--- SET PROBLEM ---
For the listing below, give the count of lines containing the string "matplotlib" and nothing else.

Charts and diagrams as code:
■ ■ ■ ■ ■ ■ ■
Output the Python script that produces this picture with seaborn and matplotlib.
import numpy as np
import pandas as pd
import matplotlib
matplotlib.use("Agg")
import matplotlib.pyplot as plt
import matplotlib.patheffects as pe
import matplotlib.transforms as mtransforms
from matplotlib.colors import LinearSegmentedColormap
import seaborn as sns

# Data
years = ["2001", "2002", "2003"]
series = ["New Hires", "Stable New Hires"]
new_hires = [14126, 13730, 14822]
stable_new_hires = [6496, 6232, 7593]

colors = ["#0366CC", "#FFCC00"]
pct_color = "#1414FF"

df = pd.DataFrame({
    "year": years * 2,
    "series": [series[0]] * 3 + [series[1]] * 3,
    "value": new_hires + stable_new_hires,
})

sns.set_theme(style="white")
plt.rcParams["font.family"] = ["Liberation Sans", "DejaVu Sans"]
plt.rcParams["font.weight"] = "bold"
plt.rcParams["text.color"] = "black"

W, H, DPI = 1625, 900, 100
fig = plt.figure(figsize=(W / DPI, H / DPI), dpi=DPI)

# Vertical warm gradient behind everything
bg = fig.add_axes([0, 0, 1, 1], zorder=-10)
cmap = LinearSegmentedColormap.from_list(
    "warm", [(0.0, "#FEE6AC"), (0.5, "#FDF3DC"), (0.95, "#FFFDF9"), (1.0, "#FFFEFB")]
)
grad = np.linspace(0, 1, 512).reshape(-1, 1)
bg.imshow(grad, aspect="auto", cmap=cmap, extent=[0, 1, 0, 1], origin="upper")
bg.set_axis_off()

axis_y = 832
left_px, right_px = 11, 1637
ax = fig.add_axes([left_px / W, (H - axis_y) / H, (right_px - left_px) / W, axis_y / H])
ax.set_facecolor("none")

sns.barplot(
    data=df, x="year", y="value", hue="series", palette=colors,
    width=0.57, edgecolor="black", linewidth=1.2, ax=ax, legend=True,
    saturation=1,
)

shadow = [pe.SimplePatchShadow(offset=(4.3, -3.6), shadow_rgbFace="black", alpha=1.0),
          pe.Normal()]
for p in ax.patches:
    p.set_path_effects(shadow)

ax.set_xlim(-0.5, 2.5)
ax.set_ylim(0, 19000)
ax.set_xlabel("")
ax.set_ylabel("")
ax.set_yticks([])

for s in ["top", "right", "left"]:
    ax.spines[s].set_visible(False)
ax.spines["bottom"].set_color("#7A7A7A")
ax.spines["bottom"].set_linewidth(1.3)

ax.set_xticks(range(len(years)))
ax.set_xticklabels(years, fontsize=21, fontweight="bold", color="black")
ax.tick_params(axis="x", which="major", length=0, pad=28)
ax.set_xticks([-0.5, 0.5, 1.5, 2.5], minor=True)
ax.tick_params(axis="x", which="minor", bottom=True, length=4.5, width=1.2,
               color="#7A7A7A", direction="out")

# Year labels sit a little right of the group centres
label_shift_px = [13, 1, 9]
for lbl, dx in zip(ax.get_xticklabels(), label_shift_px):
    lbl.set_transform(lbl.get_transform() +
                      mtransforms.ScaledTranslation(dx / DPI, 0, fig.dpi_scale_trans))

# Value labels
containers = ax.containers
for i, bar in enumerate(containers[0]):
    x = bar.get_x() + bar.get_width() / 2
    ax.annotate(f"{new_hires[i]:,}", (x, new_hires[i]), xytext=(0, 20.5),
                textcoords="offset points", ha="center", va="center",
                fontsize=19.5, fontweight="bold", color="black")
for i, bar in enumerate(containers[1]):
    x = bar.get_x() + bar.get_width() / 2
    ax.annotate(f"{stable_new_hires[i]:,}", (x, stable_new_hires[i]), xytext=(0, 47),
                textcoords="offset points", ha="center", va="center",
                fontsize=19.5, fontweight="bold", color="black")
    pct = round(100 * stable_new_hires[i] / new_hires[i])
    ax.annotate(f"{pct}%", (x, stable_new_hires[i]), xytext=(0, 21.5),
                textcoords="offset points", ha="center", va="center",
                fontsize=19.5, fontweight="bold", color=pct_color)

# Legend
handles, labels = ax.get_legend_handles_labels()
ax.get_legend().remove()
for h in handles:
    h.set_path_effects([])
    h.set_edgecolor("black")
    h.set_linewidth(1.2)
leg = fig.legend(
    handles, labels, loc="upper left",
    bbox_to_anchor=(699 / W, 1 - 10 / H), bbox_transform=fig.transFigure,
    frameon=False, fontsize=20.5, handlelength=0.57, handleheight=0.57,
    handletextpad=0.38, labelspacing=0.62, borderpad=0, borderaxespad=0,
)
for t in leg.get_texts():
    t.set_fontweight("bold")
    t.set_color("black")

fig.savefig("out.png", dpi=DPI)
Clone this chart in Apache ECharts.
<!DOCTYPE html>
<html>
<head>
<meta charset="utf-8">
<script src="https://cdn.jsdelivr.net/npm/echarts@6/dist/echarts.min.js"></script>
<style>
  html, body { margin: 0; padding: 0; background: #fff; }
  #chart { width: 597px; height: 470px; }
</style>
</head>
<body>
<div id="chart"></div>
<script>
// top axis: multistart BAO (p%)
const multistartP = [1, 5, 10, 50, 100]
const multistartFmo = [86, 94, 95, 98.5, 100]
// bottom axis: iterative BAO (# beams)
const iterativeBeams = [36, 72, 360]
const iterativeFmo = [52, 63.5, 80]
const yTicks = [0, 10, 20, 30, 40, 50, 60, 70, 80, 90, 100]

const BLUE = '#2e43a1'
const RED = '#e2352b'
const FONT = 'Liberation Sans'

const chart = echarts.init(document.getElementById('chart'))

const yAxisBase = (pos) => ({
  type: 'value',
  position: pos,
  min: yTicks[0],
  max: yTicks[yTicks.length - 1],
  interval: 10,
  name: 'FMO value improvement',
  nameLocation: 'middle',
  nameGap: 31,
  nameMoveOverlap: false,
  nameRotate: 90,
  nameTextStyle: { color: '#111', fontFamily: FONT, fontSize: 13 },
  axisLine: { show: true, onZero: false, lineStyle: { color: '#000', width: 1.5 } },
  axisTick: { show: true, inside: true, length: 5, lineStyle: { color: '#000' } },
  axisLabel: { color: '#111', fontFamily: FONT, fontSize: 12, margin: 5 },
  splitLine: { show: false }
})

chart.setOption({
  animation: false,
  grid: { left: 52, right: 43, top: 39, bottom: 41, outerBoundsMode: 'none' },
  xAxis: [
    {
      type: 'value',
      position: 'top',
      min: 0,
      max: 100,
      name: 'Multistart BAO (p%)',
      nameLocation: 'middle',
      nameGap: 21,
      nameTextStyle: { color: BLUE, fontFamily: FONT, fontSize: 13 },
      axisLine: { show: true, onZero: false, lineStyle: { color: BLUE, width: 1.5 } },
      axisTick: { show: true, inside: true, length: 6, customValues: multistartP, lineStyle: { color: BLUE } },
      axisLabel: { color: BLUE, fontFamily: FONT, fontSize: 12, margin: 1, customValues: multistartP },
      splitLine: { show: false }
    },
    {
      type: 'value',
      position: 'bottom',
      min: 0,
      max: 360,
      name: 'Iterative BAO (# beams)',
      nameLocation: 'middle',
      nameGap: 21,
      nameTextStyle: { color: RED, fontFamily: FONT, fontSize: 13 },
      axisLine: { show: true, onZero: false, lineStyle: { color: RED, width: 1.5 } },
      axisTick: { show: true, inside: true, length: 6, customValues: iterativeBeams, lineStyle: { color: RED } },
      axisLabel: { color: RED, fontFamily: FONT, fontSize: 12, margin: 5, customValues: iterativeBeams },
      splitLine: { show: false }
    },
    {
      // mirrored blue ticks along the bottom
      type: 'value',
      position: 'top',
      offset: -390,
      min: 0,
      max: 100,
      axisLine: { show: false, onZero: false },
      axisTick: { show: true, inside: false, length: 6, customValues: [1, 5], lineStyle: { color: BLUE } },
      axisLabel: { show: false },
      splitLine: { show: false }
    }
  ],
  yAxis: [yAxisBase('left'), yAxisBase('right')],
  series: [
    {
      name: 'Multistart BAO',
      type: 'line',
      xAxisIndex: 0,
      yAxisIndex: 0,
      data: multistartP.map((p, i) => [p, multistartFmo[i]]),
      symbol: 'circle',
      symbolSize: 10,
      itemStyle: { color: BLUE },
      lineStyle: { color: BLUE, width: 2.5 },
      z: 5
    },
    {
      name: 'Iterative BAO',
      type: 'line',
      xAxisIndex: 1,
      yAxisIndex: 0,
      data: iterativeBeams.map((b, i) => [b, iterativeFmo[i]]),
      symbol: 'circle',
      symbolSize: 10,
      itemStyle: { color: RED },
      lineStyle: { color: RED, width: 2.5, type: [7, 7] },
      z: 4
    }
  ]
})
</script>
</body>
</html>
■ ■ ■ ■ ■ ■ ■
--- FINISHED TASK ---
7